Ancient history student to dig on Crusader fortress site

Published 08 August 2012

Christine Vandor, a student of ancient history at the University of New England, is travelling to an archaeological site in Israel to take part in excavations that unearthed, in June, a golden treasure hoard.

“Thirty years of excavations have revealed that Apollonia-Arsuf, near the modern city of Herzliya, was an important centre of trade and commerce as far back as Phoenician times,” Ms Vandor said. “But the 2012 dig will mostly focus on the Byzantine and Crusader periods. The whole dig will be buzzing after the recent discovery of more than 100 gold coins in a partly-broken pottery vessel under the floor tiles of the twelfth-century Crusader fortress that dominates the site.”
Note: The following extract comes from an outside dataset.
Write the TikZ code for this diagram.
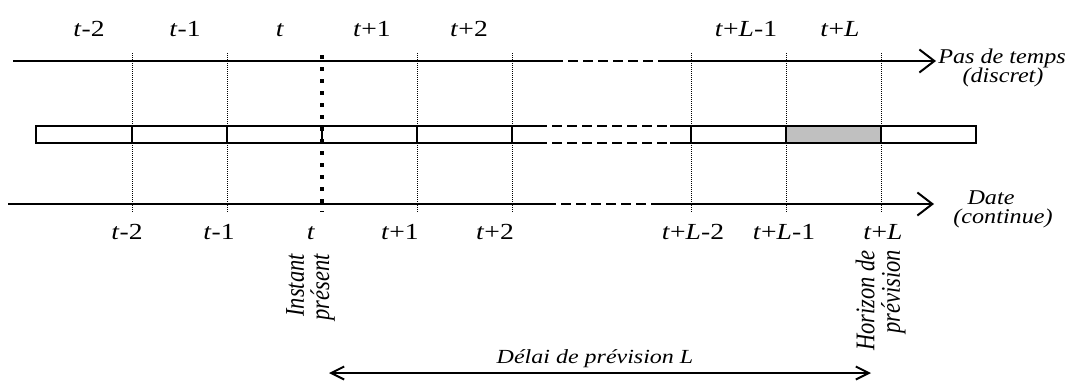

Ms Vandor (pictured here), who lives in Cowra, NSW, with her husband and three children, is travelling to Israel as the recipient of this year’s Caswell & Mulligan International Travel Bursary for undergraduate students of ancient history at UNE. It will be not only her first time on an archaeological dig, but also her first experience of overseas travel.
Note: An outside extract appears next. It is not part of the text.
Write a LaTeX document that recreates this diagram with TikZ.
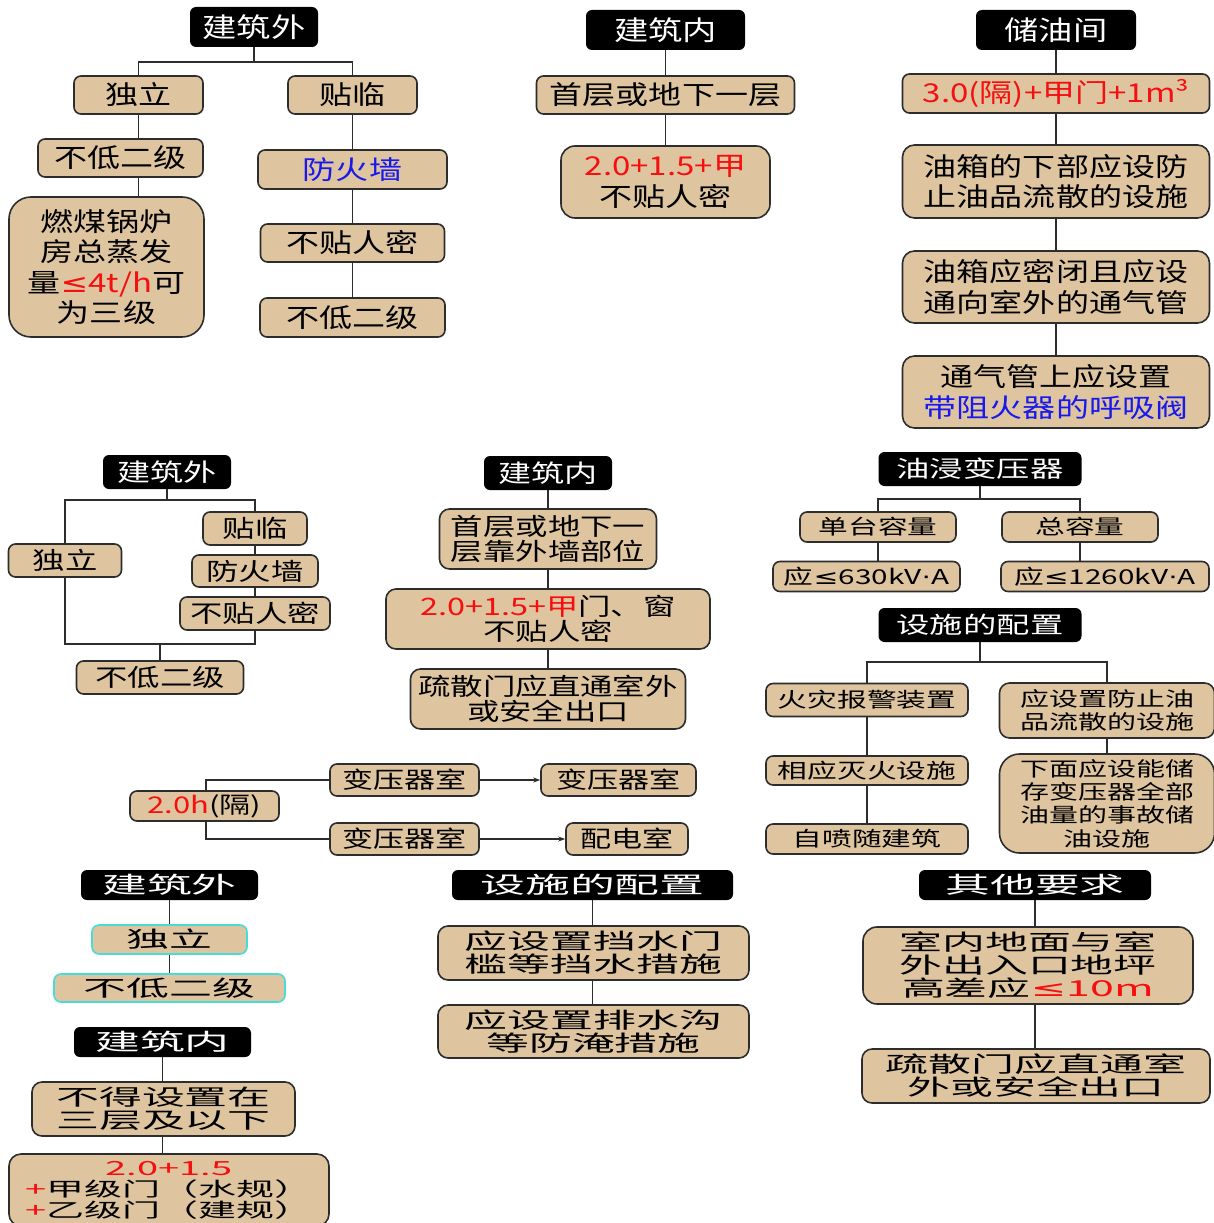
\documentclass[tikz,border=0pt]{standalone}
\usepackage{fontspec}
\usetikzlibrary{arrows.meta}
\newfontfamily\fA[FakeStretch=1.27]{Noto Sans CJK SC}
\newfontfamily\fB[FakeStretch=1.35]{Noto Sans CJK SC}
\newfontfamily\fC[FakeStretch=1.45]{Noto Sans CJK SC}
\newfontfamily\fD[FakeStretch=1.95]{Noto Sans CJK SC}
\newfontfamily\sA[FakeStretch=1.27]{DejaVu Sans}
\newfontfamily\sC[FakeStretch=1.45]{DejaVu Sans}
\newfontfamily\sD[FakeStretch=1.95]{DejaVu Sans}
\definecolor{boxtan}{RGB}{222,197,160}
\definecolor{bd}{RGB}{45,45,45}
\definecolor{cy}{RGB}{70,220,215}
\definecolor{rd}{RGB}{245,15,15}
\definecolor{bl}{RGB}{25,25,235}
\tikzset{
  bx/.style={draw=bd, fill=boxtan, line width=1.6pt, rounded corners=7pt, inner sep=0pt, align=center, text=black},
  hd/.style={fill=black, rounded corners=6pt, inner sep=0pt, text=white, align=center},
  wh/.style 2 args={minimum width=#1pt, minimum height=#2pt},
  ln/.style={draw=bd, line width=1.6pt, line join=miter},
  ar/.style={draw=bd, line width=1.3pt, -{Stealth[length=7pt,width=5pt]}},
  tA/.style={font=\fA\fontsize{26}{30.5}\selectfont},
  tAh/.style={font=\fA\fontsize{27}{30}\selectfont},
  tB/.style={font=\fB\fontsize{24}{25}\selectfont},
  tBh/.style={font=\fB\fontsize{24.5}{25}\selectfont},
  tBs/.style={font=\fB\fontsize{23}{25}\selectfont},
  tC/.style={font=\fC\fontsize{20.5}{23.3}\selectfont},
  tCs/.style={font=\fC\fontsize{20}{23.3}\selectfont},
  tCh/.style={font=\fC\fontsize{23}{25}\selectfont},
  tD/.style={font=\fD\fontsize{22}{23}\selectfont},
  tDh/.style={font=\fD\fontsize{23}{25}\selectfont},
  tE/.style={font=\fD\fontsize{19.5}{21}\selectfont}
}
\begin{document}
\begin{tikzpicture}[x=1pt,y=-1pt]
\fill[white] (0,0) rectangle (1214,1223);
\useasboundingbox (0,0) rectangle (1214,1223);

% ---------- Section 1: 建筑外 (top-left)
\node[hd,wh={128}{40},tAh] (h1) at (254,27) {建筑外};
\node[bx,wh={129}{38},tA] (a1) at (138.5,95) {独立};
\node[bx,wh={129}{38},tA] (b1) at (352.5,95) {贴临};
\node[bx,wh={165}{38},tA] (a2) at (120.5,158) {不低二级};
\node[bx,wh={195}{140},tA,rounded corners=22pt] (a3) at (106.5,267) {燃煤锅炉\\房总蒸发\\量\textcolor{rd}{{\sA ≤}4t/h}可\\为三级};
\node[bx,wh={189}{39},tA,text=bl] (b2) at (352.5,169.5) {防火墙};
\node[bx,wh={184}{38},tA] (b3) at (352.5,243) {不贴人密};
\node[bx,wh={185}{39},tA] (b4) at (352.5,317.5) {不低二级};
\coordinate (j1) at (254,62);
\draw[ln] (h1) -- (j1);
\draw[ln] (a1) |- (j1) -| (b1);
\draw[ln] (a1.south) -- (a1.south |- a2.north);
\draw[ln] (a1.south |- a2.south) -- (a1.south |- a3.north);
\draw[ln] (b1) -- (b2);
\draw[ln] (b2) -- (b3);
\draw[ln] (b3) -- (b4);

% ---------- Section 2: 建筑内 (top-middle)
\node[hd,wh={159}{40},tAh] (h2) at (665.5,30) {建筑内};
\node[bx,wh={258}{38},tA] (c1) at (665.5,95) {首层或地下一层};
\node[bx,wh={209}{72},tA,rounded corners=14pt] (c2) at (665.5,182) {\textcolor{rd}{2.0+1.5+甲}\\不贴人密};
\draw[ln] (h2) -- (c1);
\draw[ln] (c1) -- (c2);

% ---------- Section 3: 储油间 (top-right)
\node[hd,wh={160}{40},tAh] (h3) at (1056,30) {储油间};
\node[bx,wh={307}{39},tA,text=rd] (d1) at (1056,93.5) {3.0(隔)+甲门+1m³};
\node[bx,wh={307}{73},tA,rounded corners=12pt] (d2) at (1056,181.5) {油箱的下部应设防\\止油品流散的设施};
\node[bx,wh={307}{72},tA,rounded corners=12pt] (d3) at (1056,287) {油箱应密闭且应设\\通向室外的通气管};
\node[bx,wh={307}{72},tA,rounded corners=12pt] (d4) at (1056,392) {通气管上应设置\\\textcolor{bl}{带阻火器的呼吸阀}};
\draw[ln] (h3) -- (d1);
\draw[ln] (d1) -- (d2);
\draw[ln] (d2) -- (d3);
\draw[ln] (d3) -- (d4);

% ---------- Section 4: 建筑外 (middle-left)
\node[hd,wh={128}{34},tBh] (h4) at (167,472) {建筑外};
\node[bx,wh={113}{33},tB] (e1) at (65,560.5) {独立};
\node[bx,wh={104}{33},tB] (e2) at (255,528.5) {贴临};
\node[bx,wh={126}{32},tB] (e3) at (255,571) {防火墙};
\node[bx,wh={150}{33},tB] (e4) at (255,613.5) {不贴人密};
\node[bx,wh={167}{33},tB] (e5) at (160,677.5) {不低二级};
\coordinate (k1) at (167,500);
\coordinate (k6) at (160,644);
\draw[ln] (h4) -- (k1);
\draw[ln] (e1) |- (k1) -| (e2);
\draw[ln] (e2) -- (e3);
\draw[ln] (e3) -- (e4);
\draw[ln] (e1) |- (k6) -| (e4);
\draw[ln] (k6) -- (e5);

% ---------- Section 5: 建筑内 (middle-center)
\node[hd,wh={128}{34},tBh] (h5) at (548,473) {建筑内};
\node[bx,wh={217}{60},tB,rounded corners=10pt] (f1) at (548,539) {首层或地下一\\层靠外墙部位};
\node[bx,wh={324}{60},tB,rounded corners=10pt] (f2) at (548,619) {\textcolor{rd}{2.0+1.5+甲}门、窗\\不贴人密};
\node[bx,wh={275}{60},tB,rounded corners=10pt] (f3) at (548,699) {疏散门应直通室外\\或安全出口};
\draw[ln] (h5) -- (f1);
\draw[ln] (f1) -- (f2);
\draw[ln] (f2) -- (f3);

% ---------- Section 6: 油浸变压器 / 设施的配置 (middle-right)
\node[hd,wh={203}{34},tCh] (h6) at (980,469) {油浸变压器};
\node[bx,wh={156}{30},tC] (g1) at (878,527) {单台容量};
\node[bx,wh={156}{30},tC] (g2) at (1080,527) {总容量};
\node[bx,wh={187}{30},tC] (g3) at (866.5,576.5) {应{\sC ≤}630kV{\sC ·}A};
\node[bx,wh={208}{30},tC] (g4) at (1105,576.5) {应{\sC ≤}1260kV{\sC ·}A};
\coordinate (k7) at (980,499);
\draw[ln] (h6) -- (k7);
\draw[ln] (g1) |- (k7) -| (g2);
\draw[ln] (g1.south) -- (g1.south |- g3.north);
\draw[ln] (g2.south) -- (g2.south |- g4.north);

\node[hd,wh={203}{34},tCh] (h7) at (980,625) {设施的配置};
\node[bx,wh={202}{33},tC] (i1) at (867,700) {火灾报警装置};
\node[bx,wh={202}{29},tC] (i2) at (867,770.5) {相应灭火设施};
\node[bx,wh={202}{30},tC] (i3) at (867,839) {自喷随建筑};
\node[bx,wh={215}{55},tCs,rounded corners=10pt] (i4) at (1107,710.5) {应设置防止油\\品流散的设施};
\node[bx,wh={215}{99},tCs,rounded corners=20pt] (i5) at (1107,803.5) {下面应设能储\\存变压器全部\\油量的事故储\\油设施};
\coordinate (k8) at (980,662);
\draw[ln] (h7) -- (k8);
\draw[ln] (i1) |- (k8) -| (i4);
\draw[ln] (i1) -- (i2);
\draw[ln] (i2) -- (i3);
\draw[ln] (i4) -- (i5);

% ---------- Section 7: 2.0h(隔)
\node[bx,wh={149}{30},tBs] (t0) at (204.5,806) {\textcolor{rd}{2.0h}(隔)};
\node[bx,wh={149}{32},tBs] (t1) at (404.5,780) {变压器室};
\node[bx,wh={155}{32},tBs] (t2) at (618.5,780) {变压器室};
\node[bx,wh={149}{32},tBs] (t3) at (404.5,839) {变压器室};
\node[bx,wh={122}{32},tBs] (t4) at (627,839) {配电室};
\coordinate (m1) at (206,780);
\coordinate (m2) at (206,839);
\draw[ln] (t0.north -| m1) -- (m1) -- (t1);
\draw[ln] (t0.south -| m2) -- (m2) -- (t3);
\draw[ar] (t1) -- (t2);
\draw[ar] (t3) -- (t4);

% ---------- Section 8: bottom-left
\node[hd,wh={177}{30},tDh] (h8) at (169.5,885) {建筑外};
\node[bx,wh={155}{29},tD,draw=cy] (n1) at (169.5,939.5) {独立};
\node[bx,wh={231}{28},tD,draw=cy] (n2) at (169.5,988) {不低二级};
\node[hd,wh={177}{30},tDh] (h9) at (162.5,1042) {建筑内};
\node[bx,wh={263}{54},tD,rounded corners=10pt] (n3) at (163.5,1109) {不得设置在\\三层及以下};
\node[bx,wh={320}{72},tE,rounded corners=12pt] (n4) at (169,1190) {\textcolor{rd}{2.0+1.5}\\\textcolor{rd}{+}甲级门（水规）\\\textcolor{rd}{+}乙级门（建规）};
\draw[ln] (h8) -- (n1);
\draw[ln] (n1) -- (n2);
\draw[ln] (h9.south) -- (h9.south |- n3.north);
\draw[ln] (h9.south |- n3.south) -- (h9.south |- n4.north);

% ---------- Section 9: 设施的配置 (bottom-middle)
\node[hd,wh={281}{30},tDh] (h10) at (592.5,885) {设施的配置};
\node[bx,wh={311}{54},tD,rounded corners=10pt] (p1) at (593.5,953) {应设置挡水门\\槛等挡水措施};
\node[bx,wh={311}{53},tD,rounded corners=10pt] (p2) at (593.5,1031.5) {应设置排水沟\\等防淹措施};
\draw[ln] (h10.south) -- (h10.south |- p1.north);
\draw[ln] (h10.south |- p1.south) -- (h10.south |- p2.north);

% ---------- Section 10: 其他要求 (bottom-right)
\node[hd,wh={232}{30},tDh] (h11) at (1035,885) {其他要求};
\node[bx,wh={330}{77},tD,rounded corners=14pt] (q1) at (1028,965.5) {室内地面与室\\外出入口地坪\\高差应\textcolor{rd}{{\sD ≤}10m}};
\node[bx,wh={348}{54},tD,rounded corners=10pt] (q2) at (1036,1076) {疏散门应直通室\\外或安全出口};
\draw[ln] (h11.south) -- (h11.south |- q1.north);
\draw[ln] (h11.south |- q1.south) -- (h11.south |- q2.north);
\end{tikzpicture}
\end{document}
The recently-discovered hoard of gold coins is believed to have been buried before the Battle of Arsuf between Saladin and Richard the Lionheart during the Third Crusade. A large cache of arrowheads and other weaponry – including stones used in catapults – was also found.

“The find is one of the most important in the region over the past few decades,” Ms Vandor said. “By participating in the dig I’ll be learning about the period of the Crusades through first-hand experience. To really get my hands in the dirt – and to learn from the regular lectures by Near Eastern scholars – will be fantastic.” She’ll be leaving for Israel on the 16th of August, and will spend two weeks at the dig.

Ms Vandor has a special interest in the ancient Near East, and proposed the Apollonia-Arsuf dig, conducted by Tel Aviv University, in her successful application for the travel bursary. She will be one of 35 international participants in the dig this August – and the only Australian.

“I hope to gain a greater understanding of archaeology, and develop my skills in reporting and public speaking through presenting my findings and experience back at UNE at the end of my trip,” she said. “I hope, too, that this will be the first of many opportunities to explore – first-hand – the history of the Near East.”

The travel bursary, donated through UNE’s School of Humanities by Dr Gabi Caswell (a former ancient history student at UNE) and her husband Stefan Mulligan ( a current UNE student), is worth $2,500. Ms Vandor is its third annual recipient.